→ **Task instructions**:
Begin with the first line below and retype each line exactly through the line containing "(h2) at (662,43)". Any pictures are to be left out.

→ **Data section**:
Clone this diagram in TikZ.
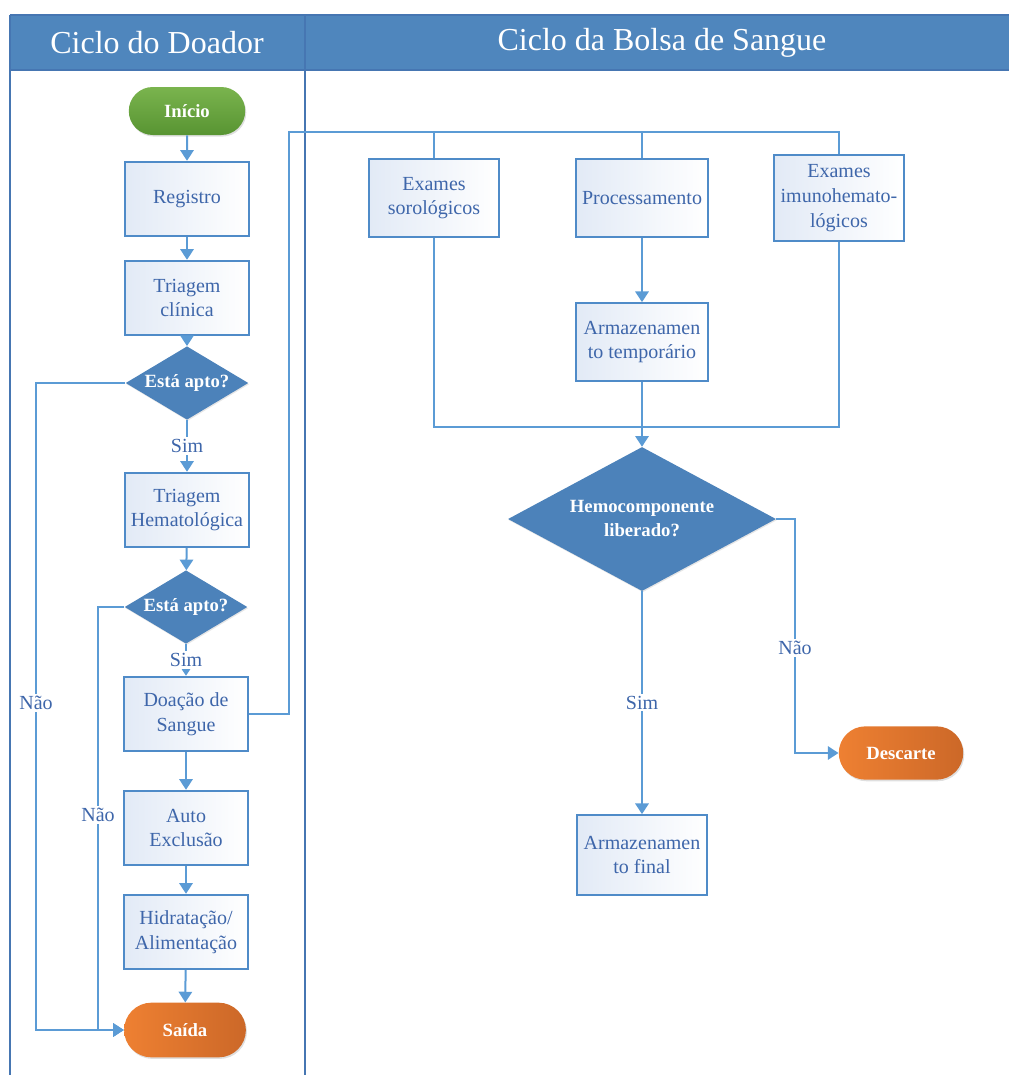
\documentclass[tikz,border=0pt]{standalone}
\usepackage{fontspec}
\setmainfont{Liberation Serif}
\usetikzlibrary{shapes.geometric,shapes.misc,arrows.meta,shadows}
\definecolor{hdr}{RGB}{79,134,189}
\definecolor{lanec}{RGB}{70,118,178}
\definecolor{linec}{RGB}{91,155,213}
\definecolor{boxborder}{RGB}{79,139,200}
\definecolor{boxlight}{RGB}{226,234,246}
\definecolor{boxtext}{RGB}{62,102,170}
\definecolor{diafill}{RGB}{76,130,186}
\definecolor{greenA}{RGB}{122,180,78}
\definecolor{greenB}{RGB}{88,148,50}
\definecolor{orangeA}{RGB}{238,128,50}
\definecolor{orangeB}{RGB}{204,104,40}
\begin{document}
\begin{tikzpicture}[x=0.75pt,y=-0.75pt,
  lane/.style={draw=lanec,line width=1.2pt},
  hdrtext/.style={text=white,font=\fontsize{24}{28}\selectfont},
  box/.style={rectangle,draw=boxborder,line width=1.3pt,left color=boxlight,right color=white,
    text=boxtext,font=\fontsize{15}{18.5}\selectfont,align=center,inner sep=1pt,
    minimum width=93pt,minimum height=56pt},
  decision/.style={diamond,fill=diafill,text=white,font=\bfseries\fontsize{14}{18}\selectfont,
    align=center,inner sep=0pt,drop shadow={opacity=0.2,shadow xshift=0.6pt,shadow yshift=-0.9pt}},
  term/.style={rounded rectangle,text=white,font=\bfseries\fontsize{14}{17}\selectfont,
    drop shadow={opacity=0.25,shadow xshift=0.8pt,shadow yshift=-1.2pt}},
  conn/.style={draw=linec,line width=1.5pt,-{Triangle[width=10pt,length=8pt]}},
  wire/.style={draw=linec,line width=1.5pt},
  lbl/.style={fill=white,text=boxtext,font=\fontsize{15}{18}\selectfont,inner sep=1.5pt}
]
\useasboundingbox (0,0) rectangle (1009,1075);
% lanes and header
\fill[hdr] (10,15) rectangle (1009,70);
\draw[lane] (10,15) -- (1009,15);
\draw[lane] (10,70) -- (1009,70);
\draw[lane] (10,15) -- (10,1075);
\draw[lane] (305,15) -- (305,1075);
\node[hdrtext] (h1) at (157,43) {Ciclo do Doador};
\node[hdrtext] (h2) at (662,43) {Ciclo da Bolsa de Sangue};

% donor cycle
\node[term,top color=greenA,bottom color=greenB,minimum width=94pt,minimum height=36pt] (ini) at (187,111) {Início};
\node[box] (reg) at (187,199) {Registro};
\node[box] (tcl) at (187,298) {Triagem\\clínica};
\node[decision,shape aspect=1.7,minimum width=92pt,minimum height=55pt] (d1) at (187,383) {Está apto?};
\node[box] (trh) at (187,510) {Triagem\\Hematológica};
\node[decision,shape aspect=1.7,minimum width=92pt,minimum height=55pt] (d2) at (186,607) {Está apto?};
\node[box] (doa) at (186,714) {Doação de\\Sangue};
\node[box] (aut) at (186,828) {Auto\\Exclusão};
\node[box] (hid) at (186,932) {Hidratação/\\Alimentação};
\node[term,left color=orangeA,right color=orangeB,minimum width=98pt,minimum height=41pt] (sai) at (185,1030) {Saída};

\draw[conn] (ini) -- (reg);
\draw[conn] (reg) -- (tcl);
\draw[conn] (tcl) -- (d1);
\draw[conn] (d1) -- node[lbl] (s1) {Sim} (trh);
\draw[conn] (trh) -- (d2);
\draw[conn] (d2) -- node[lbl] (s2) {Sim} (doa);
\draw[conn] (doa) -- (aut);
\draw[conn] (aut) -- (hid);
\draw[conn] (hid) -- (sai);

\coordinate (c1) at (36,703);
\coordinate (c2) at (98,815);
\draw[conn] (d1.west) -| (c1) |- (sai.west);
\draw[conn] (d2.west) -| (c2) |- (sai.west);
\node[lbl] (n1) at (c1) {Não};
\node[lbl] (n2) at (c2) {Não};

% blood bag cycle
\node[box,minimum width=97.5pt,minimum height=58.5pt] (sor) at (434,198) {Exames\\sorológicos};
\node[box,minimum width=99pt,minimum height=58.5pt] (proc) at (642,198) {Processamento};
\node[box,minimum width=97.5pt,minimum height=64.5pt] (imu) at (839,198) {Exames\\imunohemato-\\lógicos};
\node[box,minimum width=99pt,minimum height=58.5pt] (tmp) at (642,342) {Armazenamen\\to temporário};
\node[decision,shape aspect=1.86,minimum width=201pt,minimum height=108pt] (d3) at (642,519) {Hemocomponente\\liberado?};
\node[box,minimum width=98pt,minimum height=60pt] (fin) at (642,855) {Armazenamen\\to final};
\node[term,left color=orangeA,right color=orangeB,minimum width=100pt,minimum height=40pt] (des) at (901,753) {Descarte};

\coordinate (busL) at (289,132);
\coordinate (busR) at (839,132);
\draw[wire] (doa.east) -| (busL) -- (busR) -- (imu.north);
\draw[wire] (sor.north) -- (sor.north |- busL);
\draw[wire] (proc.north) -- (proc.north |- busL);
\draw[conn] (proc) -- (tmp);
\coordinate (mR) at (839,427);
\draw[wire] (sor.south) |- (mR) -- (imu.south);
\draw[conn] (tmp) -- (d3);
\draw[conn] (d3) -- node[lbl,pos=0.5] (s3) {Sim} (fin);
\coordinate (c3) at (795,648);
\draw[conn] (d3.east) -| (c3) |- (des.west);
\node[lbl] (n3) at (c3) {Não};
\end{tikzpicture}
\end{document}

→ **Solution below**:
Clone this diagram in TikZ.
\documentclass[tikz,border=0pt]{standalone}
\usepackage{fontspec}
\setmainfont{Liberation Serif}
\usetikzlibrary{shapes.geometric,shapes.misc,arrows.meta,shadows}
\definecolor{hdr}{RGB}{79,134,189}
\definecolor{lanec}{RGB}{70,118,178}
\definecolor{linec}{RGB}{91,155,213}
\definecolor{boxborder}{RGB}{79,139,200}
\definecolor{boxlight}{RGB}{226,234,246}
\definecolor{boxtext}{RGB}{62,102,170}
\definecolor{diafill}{RGB}{76,130,186}
\definecolor{greenA}{RGB}{122,180,78}
\definecolor{greenB}{RGB}{88,148,50}
\definecolor{orangeA}{RGB}{238,128,50}
\definecolor{orangeB}{RGB}{204,104,40}
\begin{document}
\begin{tikzpicture}[x=0.75pt,y=-0.75pt,
  lane/.style={draw=lanec,line width=1.2pt},
  hdrtext/.style={text=white,font=\fontsize{24}{28}\selectfont},
  box/.style={rectangle,draw=boxborder,line width=1.3pt,left color=boxlight,right color=white,
    text=boxtext,font=\fontsize{15}{18.5}\selectfont,align=center,inner sep=1pt,
    minimum width=93pt,minimum height=56pt},
  decision/.style={diamond,fill=diafill,text=white,font=\bfseries\fontsize{14}{18}\selectfont,
    align=center,inner sep=0pt,drop shadow={opacity=0.2,shadow xshift=0.6pt,shadow yshift=-0.9pt}},
  term/.style={rounded rectangle,text=white,font=\bfseries\fontsize{14}{17}\selectfont,
    drop shadow={opacity=0.25,shadow xshift=0.8pt,shadow yshift=-1.2pt}},
  conn/.style={draw=linec,line width=1.5pt,-{Triangle[width=10pt,length=8pt]}},
  wire/.style={draw=linec,line width=1.5pt},
  lbl/.style={fill=white,text=boxtext,font=\fontsize{15}{18}\selectfont,inner sep=1.5pt}
]
\useasboundingbox (0,0) rectangle (1009,1075);
% lanes and header
\fill[hdr] (10,15) rectangle (1009,70);
\draw[lane] (10,15) -- (1009,15);
\draw[lane] (10,70) -- (1009,70);
\draw[lane] (10,15) -- (10,1075);
\draw[lane] (305,15) -- (305,1075);
\node[hdrtext] (h1) at (157,43) {Ciclo do Doador};
\node[hdrtext] (h2) at (662,43) {Ciclo da Bolsa de Sangue};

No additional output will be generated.